In the modern version of an old legend, an investment banker asks to be paid by placing one penny on the first square of a chessboard, two pennies on the second square, four on the third, etc. If the banker had asked that only the white squares be used, the initial penny would have doubled in value thirty-one times, leaving $21.5 million on the last square. Using both the black and the white squares would have made the penny grow to $92 million billion.

People are reasonably good at forming estimates based on addition, but for operations such as compounding that depend on repeated multiplication, we systematically underestimate how quickly things grow. As a result, we often lose sight of how important the average rate of growth is for an economy. For an investment banker, the choice between a payment that doubles with every square on the chessboard and one that doubles with every other square is more important than any other part of the contract. Who cares whether the payment is in pennies, pounds, or pesos? For a nation, the choices that determine whether income doubles with every generation, or instead with every other generation, dwarf all other economic policy concerns.

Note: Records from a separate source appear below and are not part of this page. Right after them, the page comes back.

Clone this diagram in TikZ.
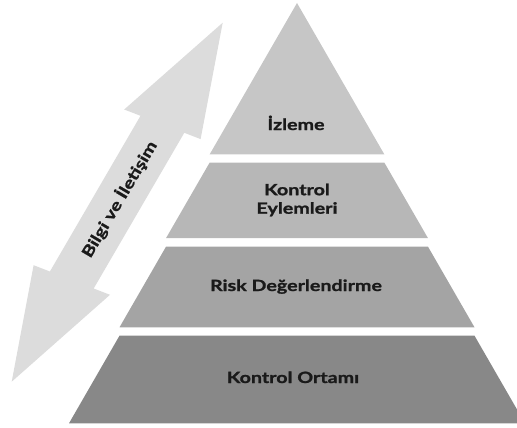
\documentclass[tikz,border=0pt]{standalone}
\usepackage{fontspec}
\setmainfont{Lato}[FakeStretch=1.27, BoldFeatures={FakeBold=1.3}]
\begin{document}
\begin{tikzpicture}[x=1pt,y=-1pt,
  lbl/.style={font=\fontsize{15.5}{18.5}\selectfont\bfseries, text=txt, inner sep=0pt, align=center},
  piece/.style={fill=#1, draw=none}]
\definecolor{txt}{HTML}{1A1A1A}
\definecolor{lone}{HTML}{C6C6C6}
\definecolor{ltwo}{HTML}{B7B7B7}
\definecolor{lthree}{HTML}{A4A4A4}
\definecolor{lfour}{HTML}{888888}
\definecolor{arr}{HTML}{DCDCDC}
\useasboundingbox (0,0) rectangle (517,428);
\clip (0,0) rectangle (517,428);
% pyramid
\fill[piece=lone]   (297,3) -- (384.3,154.3) -- (209.7,154.3) -- cycle;
\fill[piece=ltwo]   (209.7,162.5) -- (384.3,162.5) -- (427.9,238) -- (166.1,238) -- cycle;
\fill[piece=lthree] (166.1,246.5) -- (427.9,246.5) -- (474.5,327.3) -- (119.5,327.3) -- cycle;
\fill[piece=lfour]  (119.5,335.7) -- (474.5,335.7) -- (525,423.3) -- (69,423.3) -- cycle;
% double arrow
\fill[arr] (222.7,22.7) -- (200.6,139.1) -- (184.3,132.8) -- (93.7,288.5) -- (110,294.8)
  -- (11.7,381.7) -- (33.6,265.2) -- (49.9,271.5) -- (140.5,115.8) -- (124.2,109.5) -- cycle;
% labels
\node[lbl, anchor=base] (izleme) at (296,130) {İzleme};
\node[lbl] (eylem) at (297,200) {Kontrol\\Eylemleri};
\node[lbl, anchor=base] (risk) at (296,291) {Risk Değerlendirme};
\node[lbl, anchor=base] (ortam) at (293,383) {Kontrol Ortamı};
\node[lbl, rotate=59.5] (bilgi) at (119,199) {Bilgi ve İletişim};
\end{tikzpicture}
\end{document}
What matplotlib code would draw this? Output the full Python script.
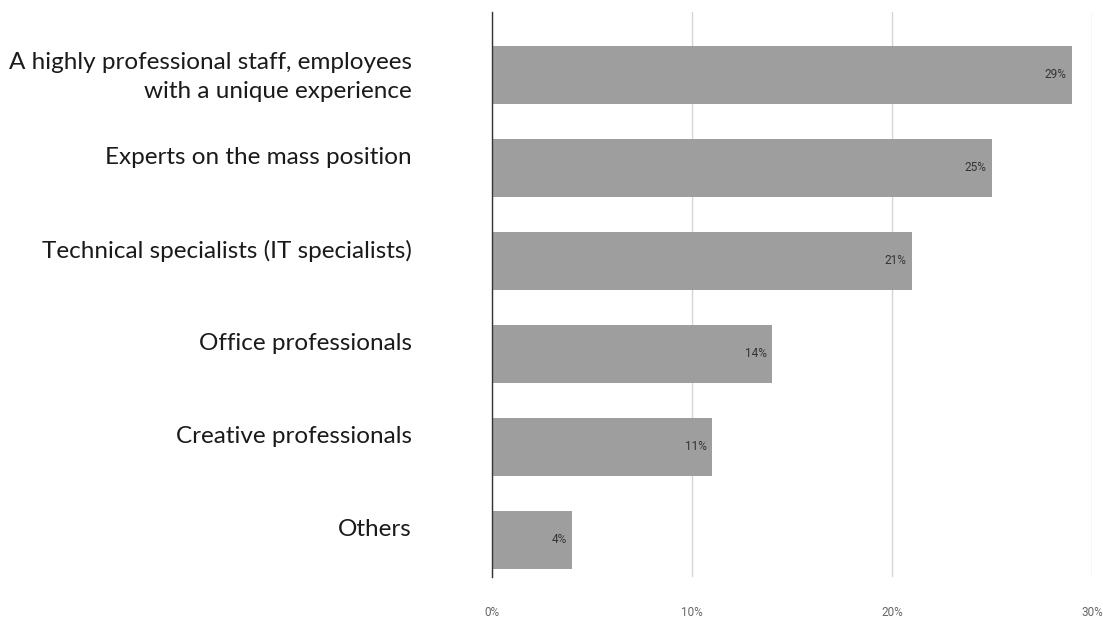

You can figure out how long it takes for something to double by dividing the growth rate into the number 72. In the twenty-five years between 1950 and 1975, income per capita in India grew at the rate of 1.8 percent per year. At this rate, income doubles every forty years because 72 divided by 1.8 equals 40. In the twenty-five years between 1975 and 2000, income per capita in China grew at almost 6 percent per year. At this rate, income doubles every twelve years.

These differences in doubling times have huge effects for a nation, just as they do for our banker. In the same forty-year time span that it would take the Indian economy to double at its slower growth rate, income would double three times—to eight times its initial level—at China’s faster growth rate.

From 1950 to 2000, growth in income per capita in the United States lay between these two extremes, averaging 2.3 percent per year. From 1950 to 1975, India, which started at a level of income per capita that was less than 7 percent of that in the United States, was falling even farther behind. Between 1975 and 2000, China, which started at an even lower level, was catching up.

China grew so quickly partly because it started so far behind. Rapid growth could be achieved in large part by letting firms bring in ideas about how to create value that were already in use in the rest of the world. The interesting question is why India could not manage the same trick, at least between 1950 and 1975.